Bottom line, if a retailer can not explain AI then the retailer does not understand AI. AI is worthwhile only if solving for a relevant solution. Retailers, especially at the C-level are learning quickly. Computer and data scientists are iterating over and over again to find a problem, rather than a solution. The retailer needs to be involved. It’s difficult to create delicious recipes without understanding the art and science of food. True AI retail business solutions will emerge only when a few visionary retailers apply their time and retail knowledge to investigating meaningful use cases of AI to solve for specific retail business solutions.

Shep Hyken
Active Member
4 years ago

There are many ways to use AI, some of which is how the retailer and customer communicate. And, then there is data collection. It may or may not be obvious to the customer how AI is being used. If the retailer approaches it the right way, the customer should see it as an opportunity for a better customer experience. And, as long as the company doesn’t abuse the relationship, the connection between the retailer and customer can be stronger.

Ken Morris
Trusted Member
4 years ago

Explaining the algorithms and math underlying AI is not realistic, but explaining the source of data inputs and the objectives of the output is important to get acceptance from retail executives and the practitioners that will be relying on AI to guide decisions.

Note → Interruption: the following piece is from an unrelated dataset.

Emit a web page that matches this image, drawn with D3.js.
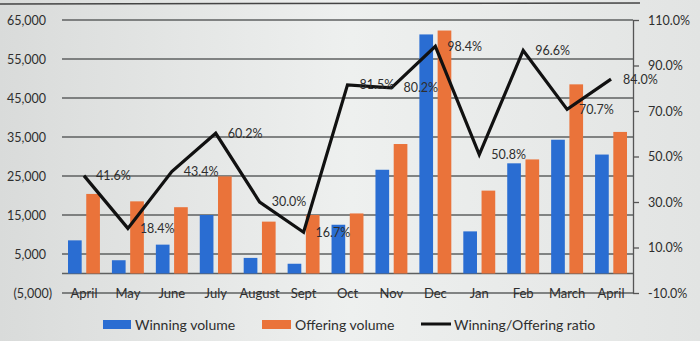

With AI, retailers can reassess models and reevaluate the data, all without the intervention of a human. AI is able to test and retest data to predict every possible customer-product match, at a speed and capability no human, or team of humans, could possibly achieve. The result is far more accurate decisions.

However, don’t forget the concept of “garbage in, garbage out.” That old phrase is as appropriate today as it ever was. Systemic bias and bad data needs to be scrubbed out so neural networks will apply the proper framework of algorithms to make AI unbiased and accurate. Retailers need to be aware of the potential mistakes that AI can make based on historical data and biases and monitor the results of AI to help catch faulty logic. Humans are not perfect and neither is AI.

Ananda Chakravarty
Active Member
4 years ago

I’ll share my offsite blog with the RetailWire audience to answer this question – feel free to partake or not. I’ve condensed some key points I observed about AI below. I believe the 8 realities of retail AI are:

  • It’s early days
  • Digital to ops
  • Many applications in retail
  • Invisible to the public
  • Not always ROI based
  • Data dependent
  • Talent deficit
  • Many variations of AI including natural language processing, machine learning, forecasting, pattern recognition and more.

Please read my blog on this for more depth on each.

Oliver Guy
Member
4 years ago

Basic forms of AI, in the forms of sales forecasting, price elasticity, markdown optimization and other calculations, have been in use in retail for many years. History shows us that change management around these revolves around faith from the users — if they “buy into” the decisions and recommendations then things move much faster.

John McIndoe
John McIndoe
4 years ago

Most retailers are proceeding cautiously with the testing and deployment advanced of AI along with machine learning (ML), as they should. Stephen Hawking summed up the power of AI with his comment, “Success in creating AI would be the biggest event in human history. Unfortunately, it might also be the last.”

The good news is there are high-quality AI/ML solutions available that are both powerful and easy to deploy. To maximize the impact of these solutions, retailers should ensure they are working with superior quality data sets and creating the ability to rapidly and effectively act on the insights the analytics generate. Effective preparation will go a long way to ensuring retailers are able to address AI-related questions.